Ahora entiendo esa imposibilidad. Por el tiempo disponible, por el ánimo y el carácter de ella y, sobre todo, porque no son expectativas reales. Inmediatamente quedé embarazada empecé a entender y a sentir: la rebeldía frente a la imagen de la madre, frente a la necesidad social de tocarte la panza, de sobre recomendarte cuidados, de hablarte en diminutivo, como si de repente se te hubiera caído el cerebro y la adultez. La rabia frente a la expectativa de que como madres seamos dulces, incondicionales, sacrificadas, calladas, perpetuada en discursos explícitos e implícitos, publicidades, memes, chistes. La impotencia frente a la opinión de un montón de gente sobre la manera correcta de maternar, un montón de gente sin siquiera planes de hijos en su horizonte. La confusión y el sentimiento de traición: ¿por qué nadie me dijo que era así? ; ¿por qué parece que lo que se vive realmente tenga que conservarse como un secreto para preservar la imagen sagrada de la Maternidad?

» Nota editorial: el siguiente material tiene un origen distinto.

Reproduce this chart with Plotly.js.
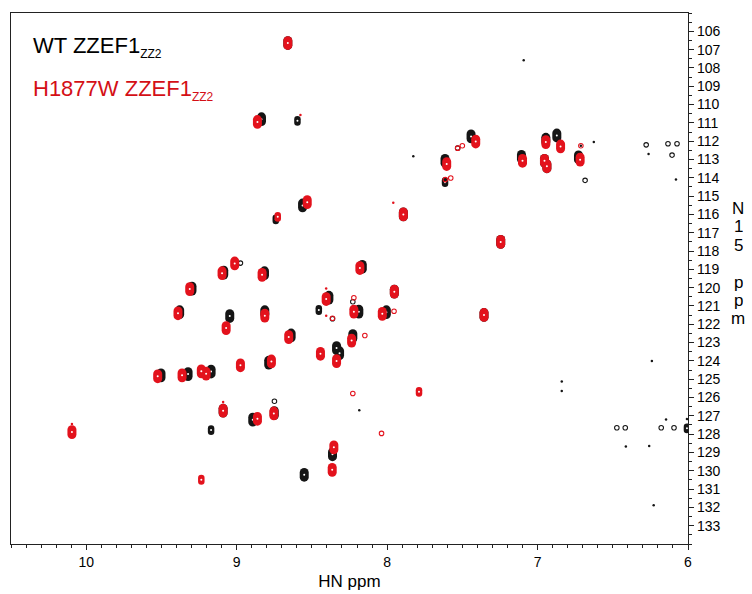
<!DOCTYPE html>
<html>
<head>
<meta charset="utf-8">
<script src="https://cdn.plot.ly/plotly-3.0.1.min.js"></script>
<style>
html,body{margin:0;padding:0;background:#fff;}
#chart{width:752px;height:594px;}
#chart .scatterlayer .js-line{stroke-linecap:round !important;}
</style>
</head>
<body>
<div id="chart"></div>
<script>
// ---- data: 1H (HN) and 15N shifts (ppm) with relative peak intensity class (0 tiny .. 3 strong)
const wtX = [8.66, 8.835, 8.596, 8.562, 8.740, 8.975, 9.086, 8.815, 9.297, 8.165, 8.387, 8.228, 8.188, 9.379, 9.046, 8.813, 8.454, 8.363, 8.638, 8.228, 8.336, 8.316, 8.787, 9.170, 9.323, 9.503, 8.005, 7.892, 7.245, 7.952, 7.356, 8.893, 8.750, 8.749, 9.170, 9.090, 8.551, 8.363, 7.442, 7.615, 7.615, 7.531, 7.107, 6.945, 6.954, 6.938, 6.872, 6.728, 6.684, 6.712, 6.626, 6.278, 6.262, 6.133, 6.073, 6.106, 6.080, 7.092, 7.826, 6.473, 6.417, 6.178, 6.093, 6.007, 6.413, 6.258, 6.146, 6.007, 6.228, 6.240, 6.839, 6.839, 8.185];
const wtY = [106.64, 110.80, 110.89, 115.51, 116.27, 118.66, 119.18, 119.21, 120.05, 118.86, 120.55, 120.77, 121.31, 121.34, 121.55, 121.34, 121.22, 121.70, 122.61, 122.65, 123.30, 123.58, 124.10, 124.58, 124.72, 124.79, 121.34, 116.00, 117.50, 120.22, 121.49, 127.21, 126.85, 126.20, 127.78, 126.72, 130.22, 129.10, 111.74, 113.07, 114.24, 112.38, 112.86, 111.92, 113.07, 113.37, 111.69, 112.88, 114.14, 112.25, 112.05, 112.20, 112.70, 112.14, 112.14, 112.76, 114.10, 107.58, 112.83, 127.65, 127.65, 127.65, 127.65, 127.68, 128.68, 128.65, 127.20, 127.18, 131.89, 124.01, 125.13, 125.64, 126.69];
const wtI = [3, 3, 2, 3, 2, 1, 3, 3, 3, 3, 3, 1, 3, 3, 3, 3, 2, 1, 3, 3, 3, 3, 3, 3, 3, 3, 3, 3, 3, 3, 3, 3, 3, 1, 2, 3, 3, 3, 3, 3, 2, 1, 3, 3, 3, 3, 3, 3, 1, 0, 0, 1, 0, 1, 1, 1, 0, 0, 0, 1, 1, 1, 1, 2, 0, 0, 0, 0, 0, 0, 0, 0, 0];

const mutX = [8.660, 8.862, 8.576, 8.531, 8.727, 9.013, 9.097, 8.831, 9.312, 8.181, 8.405, 8.405, 8.221, 8.221, 9.390, 8.813, 9.070, 8.405, 8.363, 8.654, 8.236, 8.148, 8.443, 8.336, 8.769, 8.975, 9.235, 9.203, 9.363, 9.525, 8.228, 8.032, 7.954, 7.959, 7.892, 7.245, 7.952, 7.356, 7.788, 10.095, 9.090, 8.862, 8.753, 9.235, 8.354, 8.365, 8.037, 7.411, 7.500, 7.531, 7.604, 7.613, 7.577, 7.100, 6.945, 6.954, 6.938, 6.847, 6.712, 6.717, 10.095, 9.090];
const mutY = [106.64, 110.95, 110.57, 115.33, 116.13, 118.68, 119.21, 119.30, 120.08, 118.93, 120.04, 120.62, 120.55, 121.31, 121.40, 121.53, 122.21, 121.53, 121.67, 122.70, 122.89, 122.61, 123.61, 124.01, 124.03, 124.24, 124.57, 124.70, 124.79, 124.84, 125.78, 121.43, 121.29, 115.36, 116.00, 117.50, 120.22, 121.49, 125.69, 127.89, 126.72, 127.16, 126.87, 130.49, 128.72, 129.95, 127.96, 112.02, 112.25, 112.38, 113.25, 114.10, 114.01, 113.07, 112.05, 113.07, 113.37, 112.29, 112.25, 113.01, 127.45, 126.25];
const mutI = [3, 3, 0, 3, 2, 3, 3, 3, 3, 3, 0, 3, 1, 3, 3, 3, 3, 0, 1, 3, 3, 1, 3, 3, 3, 3, 3, 3, 3, 3, 1, 3, 1, 0, 3, 3, 3, 3, 2, 3, 3, 3, 3, 2, 3, 3, 1, 3, 1, 1, 3, 1, 1, 3, 3, 3, 3, 3, 1, 3, 0, 0];

const xTicks = [10, 9, 8, 7, 6];
const yTicks = [106,107,108,109,110,111,112,113,114,115,116,117,118,119,120,121,122,123,124,125,126,127,128,129,130,131,132,133];
const wtLabel = 'WT ZZEF1';
const mutLabel = 'H1877W ZZEF1';
const subLabel = 'ZZ2';
const xTitle = 'HN ppm';
const yTitle = 'N15 ppm';

// ---- styling
const FONT = 'Liberation Sans, Arial, Helvetica, sans-serif';
const BLACK = '#151515';
const RED = '#e3121c';
// strong / medium peaks: rounded vertical strokes (oval contour blobs)
const blobWidth = {3: 9, 2: 6.5};       // px
const blobHalfLen = {3: 0.13, 2: 0.09}; // ppm (vertical elongation of the oval)

function blobTrace(xs, ys, is, cls, color) {
  const bx = [], by = [];
  is.forEach((v, k) => {
    if (v !== cls) return;
    bx.push(xs[k], xs[k], null);
    by.push(ys[k] - blobHalfLen[cls], ys[k] + blobHalfLen[cls], null);
  });
  return {type: 'scatter', mode: 'lines', x: bx, y: by, connectgaps: false, hoverinfo: 'skip',
          line: {color: color, width: blobWidth[cls], simplify: false}};
}
function centerTrace(xs, ys, is, color) {
  return {
    type: 'scatter', mode: 'markers', x: xs, y: ys, hoverinfo: 'x+y',
    marker: {
      opacity: 1,
      color: is.map(v => v >= 2 ? '#ffffff' : color),
      symbol: is.map(v => v === 1 ? 'circle-open' : 'circle'),
      size: is.map(v => v >= 2 ? 2 : (v === 1 ? 4.5 : 2.5)),
      line: {color: color, width: is.map(v => v === 1 ? 1.1 : 0)}
    }
  };
}

const data = [
  blobTrace(wtX, wtY, wtI, 2, BLACK), blobTrace(wtX, wtY, wtI, 3, BLACK), centerTrace(wtX, wtY, wtI, BLACK),
  blobTrace(mutX, mutY, mutI, 2, RED), blobTrace(mutX, mutY, mutI, 3, RED), centerTrace(mutX, mutY, mutI, RED)
];

const L = 11, R = 64, T = 13, B = 50, W = 752, H = 594;
const pw = W - L - R, ph = H - T - B;
const px2x = p => (p - L) / pw;
const py2y = p => 1 - (p - T) / ph;

const annotations = [
  {text: wtLabel + '<sub><span style="font-size:12px">' + subLabel + '</span></sub>', xref: 'paper', yref: 'paper',
   x: px2x(31), y: py2y(47), xanchor: 'left', yanchor: 'middle', showarrow: false,
   font: {family: FONT, size: 22, color: '#000'}},
  {text: mutLabel + '<sub><span style="font-size:12px">' + subLabel + '</span></sub>', xref: 'paper', yref: 'paper',
   x: px2x(31), y: py2y(90), xanchor: 'left', yanchor: 'middle', showarrow: false,
   font: {family: FONT, size: 22, color: '#d40f16'}}
];
Array.from(yTitle).forEach((ch, k) => {
  if (ch === ' ') return;
  annotations.push({text: ch, xref: 'paper', yref: 'paper', x: px2x(738), y: py2y(208 + k * 18.4),
    xanchor: 'center', yanchor: 'middle', showarrow: false, height: 18, valign: 'middle',
    font: {family: FONT, size: 17, color: '#000'}});
});

const layout = {
  width: W, height: H,
  margin: {l: L, r: R, t: T, b: B, pad: 0},
  paper_bgcolor: '#fff', plot_bgcolor: '#fff',
  showlegend: false,
  font: {family: FONT, color: '#000'},
  xaxis: {
    range: [10.5, 6], tickvals: xTicks, ticktext: xTicks.map(String),
    ticks: 'outside', ticklen: 5, tickwidth: 1, tickcolor: '#222',
    minor: {dtick: 0.1, tick0: 0, ticks: 'outside', ticklen: 2.5, tickwidth: 1, tickcolor: '#222', showgrid: false},
    showline: true, linecolor: '#222', linewidth: 1.2, mirror: true,
    showgrid: false, zeroline: false,
    tickfont: {family: FONT, size: 14, color: '#000'},
    title: {text: xTitle, font: {family: FONT, size: 17, color: '#000'}, standoff: 6}
  },
  yaxis: {
    side: 'right', range: [134, 105], tickvals: yTicks, ticktext: yTicks.map(String),
    ticks: 'outside', ticklen: 5, tickwidth: 1, tickcolor: '#222',
    minor: {dtick: 0.5, tick0: 0, ticks: 'outside', ticklen: 2.5, tickwidth: 1, tickcolor: '#222', showgrid: false},
    showline: true, linecolor: '#222', linewidth: 1.2, mirror: true,
    showgrid: false, zeroline: false,
    tickfont: {family: FONT, size: 14, color: '#000'}
  },
  annotations: annotations
};

Plotly.newPlot('chart', data, layout, {displayModeBar: false, staticPlot: true});
</script>
</body>
</html>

Resuena la advertencia de mi mamá de que no tuviera hijos. Mi mamá ha sido la grieta en la Matrix, que me ayuda a entender y desmontar esa romantización del Ser Madre. A ir develando que hay un discurso en la superficie, uno lindo, adornadito, que te saca lágrimas de ternura y añoranza, pero que la realidad que corre abajo es bien distinta y a veces opuesta.

Y poco a poco me he ido dando cuenta de que no es solo la romantización de la maternidad: está la del amor, la de la “autoestima”, del éxito, de la vida. Parece que todos los aspectos del ser femenino pasan por esta visión irreal a la que se nos alienta a llegar. La última que me ha estado perturbando, por poner un ejemplo: la romantización de la menstruación y de los métodos usados en el periodo (en especial la copa).

Esa romantización te sonríe, mientras con dedo acusador te advierte: «cuidado no vives una maternidad feliz, controlada y captable estéticamente. Cuidado no crees en el mandato de la crianza respetuosa –esa que muchas veces no respeta a la mamá que la intenta practicar-. Cuidado no retomas tu vida inmediatamente tuviste tu chiqui, o cuidado si retomas demasiado pronto y no te dedicas a tu bebé. Cuidado no vuelves a ser deseable y cuidado si sigues siendo deseable y deseosa».

Cuando quedé en embarazo tuve un poco de temor de cómo reaccionaría mi círculo de amigos: creería que lo verían como un fracaso, una caída que pondría en duda mi inteligencia. Ahora creo firmemente que la maternidad va al corazón del conflicto de ser mujer. El serlo o no serlo, cuándo, cómo y con quién. Cuestionamientos que descubren las inequidades e injusticias sociales de género y la necesidad de transitar a una sociedad de cuidados hacia las infancias y hacia las maternidades todas.